Protect the Partrick Wetlands
The well organized neighborhood opposition took on new political dimensions when the Planning and Zoning Commission met in a public hearing Thursday and heard protests from two political heavyweights, state Rep. Ken Bernhard and State Sen. Judy Freedman.
Bernhard, who lives on Kings Highway North, called the development plan "too aggressive," with "excessive building and excessive coverage," and said it was "too intense." He called on the commission to see that from a planning perspective "the effect cannot be anything but unacceptable," and asked the commission to exercise the discretion it has in favor of scaling down the project.
Freedman, who lives on Crawford Lane, was unable to attend the meeting, but sent a letter to the commission which was read by her neighbor, Rhoda Burke. Freedman, who is an advocate of the preservation of open space, has lived in the area for decades. She chose the northwest quadrant of Westport because of the woods and natural beauty of the land. She asked the commission, "How many of you have moved here from other congested places because of the character of Westport?"

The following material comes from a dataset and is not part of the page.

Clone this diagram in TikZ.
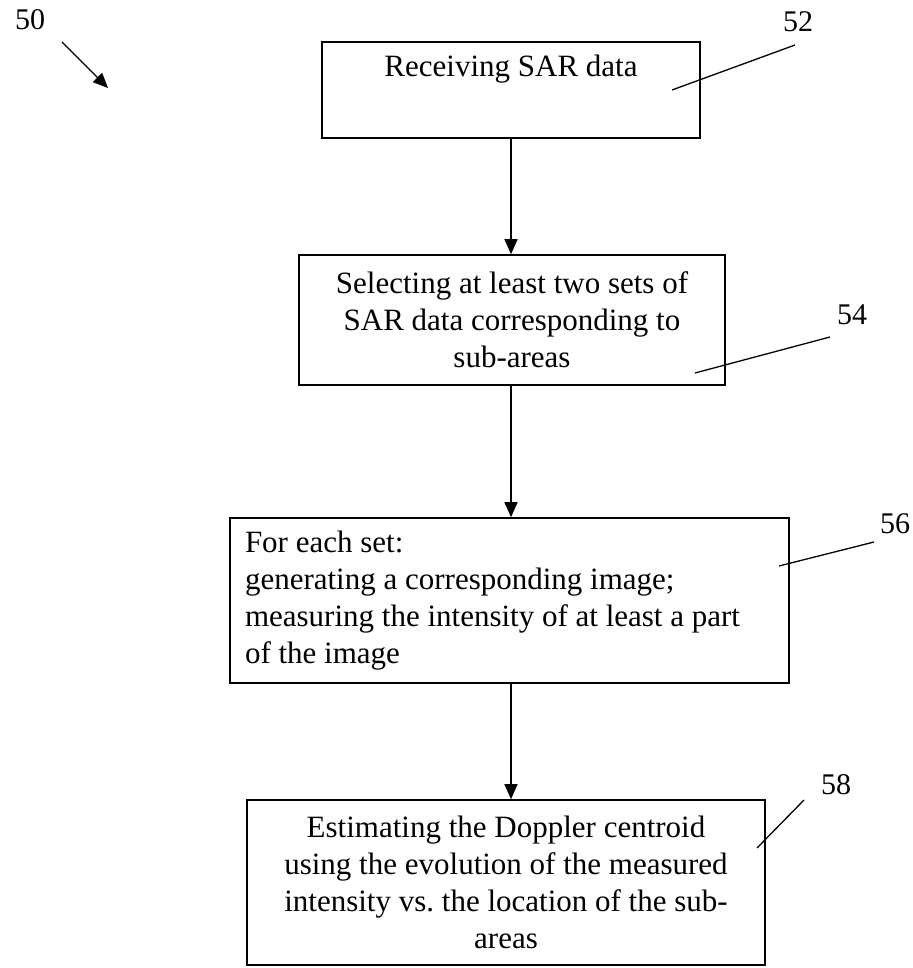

Freedman also noted the impact of the development on the safety of the water supply, the fragile ecosystems in the wetlands, the resulting additional traffic and the increased tax burden on the town as new homes add the burden of providing additional services.
"The town has reached its development limit. We need to preserve the land," she said.
Burke said, "We are horrified and saddened by the ARS application. Twenty-two houses on nine acres is an outrageous thought. It is in the public interest to preserve the residential character of Westport." Burke said the developer purchased the 56-acre property at a bargain basement price. "They could care less about what they are destroying. They want to destroy our last large green and open space in our beloved Westport. Does anyone think that this is a good thing?"
Sidney Kramer, chairman of Save Westport Now, a political group that rallies around endangered neighborhoods, called the regulations imprecise. Kramer said that single-family residences must have frontage on a direct thoroughfare (street nomenclature that has received considerable scrutiny by the town attorney, the developer ARS Partners and the opponents of the plan), and that there must be a minimum of 50 acres for the development.
Kramer those 50 acres must be "buildable," excluding the wetlands which are not "buildable."
He also held the commission to the highest standard, asking them to accept nothing less than a zero possibility that the acquifers (which provide well water for neighbors) on the land could be contaminated with surface water.
Kramer argued against private ownership of a municipal sewer line. "The sewer arrangements bother me, and they should bother you," he said. Kramer argued that Westport should negotiate its own terms if it wants a sewer line with Norwalk, and urged the P&Z not to grant an easement for such purpose, which he said should be part of a plan to serve the whole community.
"An easement should never, never be given away without consideration, money and control," he said.
Arthur and Claudia Cohen, of Old Hill Road, filed a lawsuit against the town after the Conservation Commission restricted the development. Mr. Cohen asked, "Why has the property never been developed? No rational person could legitimately ever expect that a development such as this could be perpetrated on the people of Westport. Visualize it, 22 houses on nine acres in the middle of wetlands on top of an acquifer. None of us can sit idly by and let this happen."
Chris Vatis, of 64 Partrick Road, pointed out that Partrick Road is a dangerous street which is hard to cross even without the burden of additional homes and vehicles. "The problem is, you can look, but you can't see anything. You can't see when you cross the street. It's impossible."
Ralph Hymans , an outspoken advocate for the causes of senior citizens, complained that multi-family housing on the site will cause even greater pressure on the taxes of seniors, who he warned are being taxed out of town.
"We lose a lot if seniors leave - we lose values, volunteerism and the character they bring to the town," he said.
Another resident read from a letter he had received, announcing the formation of new plans to renovate the White Barn Theater and add a new 5,000-square-foot theatrical school for children. The plan also calls for a donation of part of the land for a Norwalk municipal park and part for the development of additional single family residences. Two of the acres in the 18-acre parcel are in Westport.
"The neighborhood is under attack," said Matthew Mandell, a leader in the fight against the development.